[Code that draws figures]
----------------
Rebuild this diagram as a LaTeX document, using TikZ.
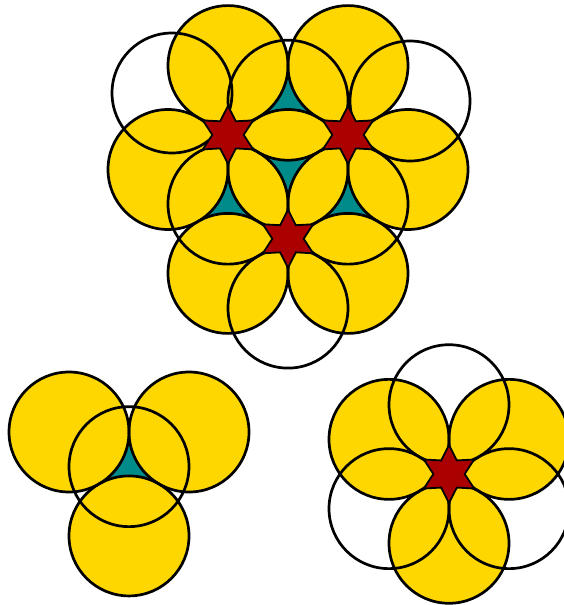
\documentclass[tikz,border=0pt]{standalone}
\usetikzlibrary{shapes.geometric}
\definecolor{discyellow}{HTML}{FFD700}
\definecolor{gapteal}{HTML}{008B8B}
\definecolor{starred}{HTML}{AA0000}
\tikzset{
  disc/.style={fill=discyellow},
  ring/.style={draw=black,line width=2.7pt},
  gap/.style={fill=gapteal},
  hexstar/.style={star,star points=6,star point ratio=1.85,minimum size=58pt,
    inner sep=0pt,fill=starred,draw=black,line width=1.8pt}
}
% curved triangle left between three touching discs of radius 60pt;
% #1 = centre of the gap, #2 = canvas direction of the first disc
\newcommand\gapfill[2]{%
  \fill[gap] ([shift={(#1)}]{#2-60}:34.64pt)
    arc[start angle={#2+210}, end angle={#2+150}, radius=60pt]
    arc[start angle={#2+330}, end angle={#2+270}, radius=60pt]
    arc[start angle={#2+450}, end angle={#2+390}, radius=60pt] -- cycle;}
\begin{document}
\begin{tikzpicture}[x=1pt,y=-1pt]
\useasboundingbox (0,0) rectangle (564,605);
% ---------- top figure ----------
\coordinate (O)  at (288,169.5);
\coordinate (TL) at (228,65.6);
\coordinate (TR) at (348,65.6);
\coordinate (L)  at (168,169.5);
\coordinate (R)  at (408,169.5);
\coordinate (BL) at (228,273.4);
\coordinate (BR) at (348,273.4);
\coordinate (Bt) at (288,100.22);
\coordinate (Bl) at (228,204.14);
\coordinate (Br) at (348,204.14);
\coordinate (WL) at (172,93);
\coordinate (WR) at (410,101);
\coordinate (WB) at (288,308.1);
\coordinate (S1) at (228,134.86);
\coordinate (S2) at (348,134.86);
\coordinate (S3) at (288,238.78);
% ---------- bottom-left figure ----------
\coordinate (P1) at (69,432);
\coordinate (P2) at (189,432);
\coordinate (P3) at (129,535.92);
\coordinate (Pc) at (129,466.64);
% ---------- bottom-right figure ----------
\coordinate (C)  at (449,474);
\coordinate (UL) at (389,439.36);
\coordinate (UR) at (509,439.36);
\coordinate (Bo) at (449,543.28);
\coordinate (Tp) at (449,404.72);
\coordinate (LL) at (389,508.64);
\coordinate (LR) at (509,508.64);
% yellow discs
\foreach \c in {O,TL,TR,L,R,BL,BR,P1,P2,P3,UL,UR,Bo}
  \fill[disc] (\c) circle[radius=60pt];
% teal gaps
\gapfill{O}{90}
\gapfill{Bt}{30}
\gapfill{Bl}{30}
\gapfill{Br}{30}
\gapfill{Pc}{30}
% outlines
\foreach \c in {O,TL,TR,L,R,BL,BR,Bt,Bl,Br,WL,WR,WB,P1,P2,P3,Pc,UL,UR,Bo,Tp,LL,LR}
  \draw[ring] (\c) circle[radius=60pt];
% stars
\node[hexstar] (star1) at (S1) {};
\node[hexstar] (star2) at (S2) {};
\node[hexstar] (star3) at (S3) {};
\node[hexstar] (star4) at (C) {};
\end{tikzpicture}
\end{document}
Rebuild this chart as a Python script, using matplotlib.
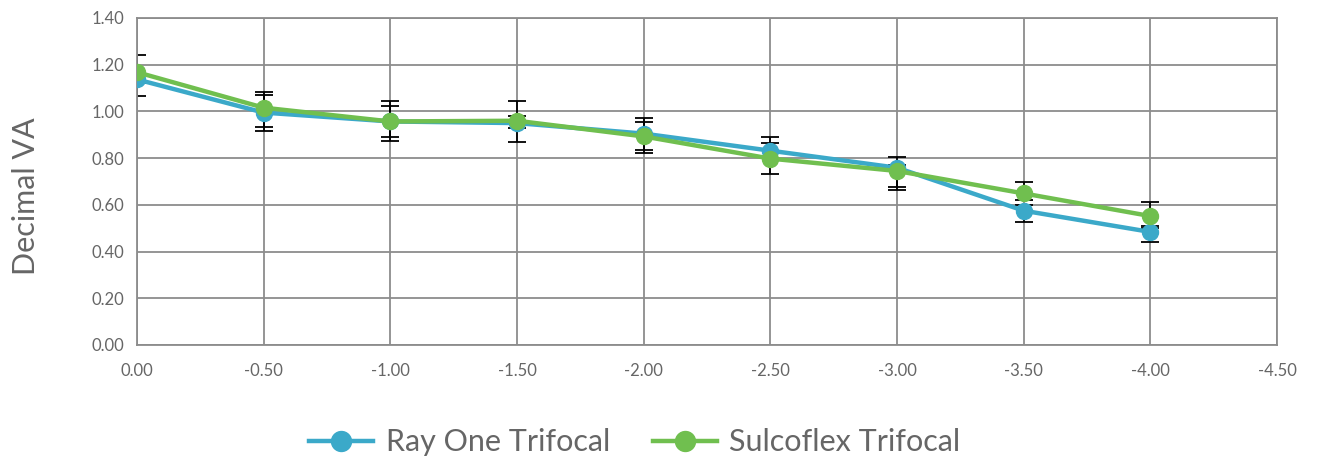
----------------
** TASK **
Without the pictures, output the full listing exactly as it stands.

** CORRECT OUTPUT **
Rebuild this diagram as a LaTeX document, using TikZ.
\documentclass[tikz,border=0pt]{standalone}
\usetikzlibrary{shapes.geometric}
\definecolor{discyellow}{HTML}{FFD700}
\definecolor{gapteal}{HTML}{008B8B}
\definecolor{starred}{HTML}{AA0000}
\tikzset{
  disc/.style={fill=discyellow},
  ring/.style={draw=black,line width=2.7pt},
  gap/.style={fill=gapteal},
  hexstar/.style={star,star points=6,star point ratio=1.85,minimum size=58pt,
    inner sep=0pt,fill=starred,draw=black,line width=1.8pt}
}
% curved triangle left between three touching discs of radius 60pt;
% #1 = centre of the gap, #2 = canvas direction of the first disc
\newcommand\gapfill[2]{%
  \fill[gap] ([shift={(#1)}]{#2-60}:34.64pt)
    arc[start angle={#2+210}, end angle={#2+150}, radius=60pt]
    arc[start angle={#2+330}, end angle={#2+270}, radius=60pt]
    arc[start angle={#2+450}, end angle={#2+390}, radius=60pt] -- cycle;}
\begin{document}
\begin{tikzpicture}[x=1pt,y=-1pt]
\useasboundingbox (0,0) rectangle (564,605);
% ---------- top figure ----------
\coordinate (O)  at (288,169.5);
\coordinate (TL) at (228,65.6);
\coordinate (TR) at (348,65.6);
\coordinate (L)  at (168,169.5);
\coordinate (R)  at (408,169.5);
\coordinate (BL) at (228,273.4);
\coordinate (BR) at (348,273.4);
\coordinate (Bt) at (288,100.22);
\coordinate (Bl) at (228,204.14);
\coordinate (Br) at (348,204.14);
\coordinate (WL) at (172,93);
\coordinate (WR) at (410,101);
\coordinate (WB) at (288,308.1);
\coordinate (S1) at (228,134.86);
\coordinate (S2) at (348,134.86);
\coordinate (S3) at (288,238.78);
% ---------- bottom-left figure ----------
\coordinate (P1) at (69,432);
\coordinate (P2) at (189,432);
\coordinate (P3) at (129,535.92);
\coordinate (Pc) at (129,466.64);
% ---------- bottom-right figure ----------
\coordinate (C)  at (449,474);
\coordinate (UL) at (389,439.36);
\coordinate (UR) at (509,439.36);
\coordinate (Bo) at (449,543.28);
\coordinate (Tp) at (449,404.72);
\coordinate (LL) at (389,508.64);
\coordinate (LR) at (509,508.64);
% yellow discs
\foreach \c in {O,TL,TR,L,R,BL,BR,P1,P2,P3,UL,UR,Bo}
  \fill[disc] (\c) circle[radius=60pt];
% teal gaps
\gapfill{O}{90}
\gapfill{Bt}{30}
\gapfill{Bl}{30}
\gapfill{Br}{30}
\gapfill{Pc}{30}
% outlines
\foreach \c in {O,TL,TR,L,R,BL,BR,Bt,Bl,Br,WL,WR,WB,P1,P2,P3,Pc,UL,UR,Bo,Tp,LL,LR}
  \draw[ring] (\c) circle[radius=60pt];
% stars
\node[hexstar] (star1) at (S1) {};
\node[hexstar] (star2) at (S2) {};
\node[hexstar] (star3) at (S3) {};
\node[hexstar] (star4) at (C) {};
\end{tikzpicture}
\end{document}
Rebuild this chart as a Python script, using matplotlib.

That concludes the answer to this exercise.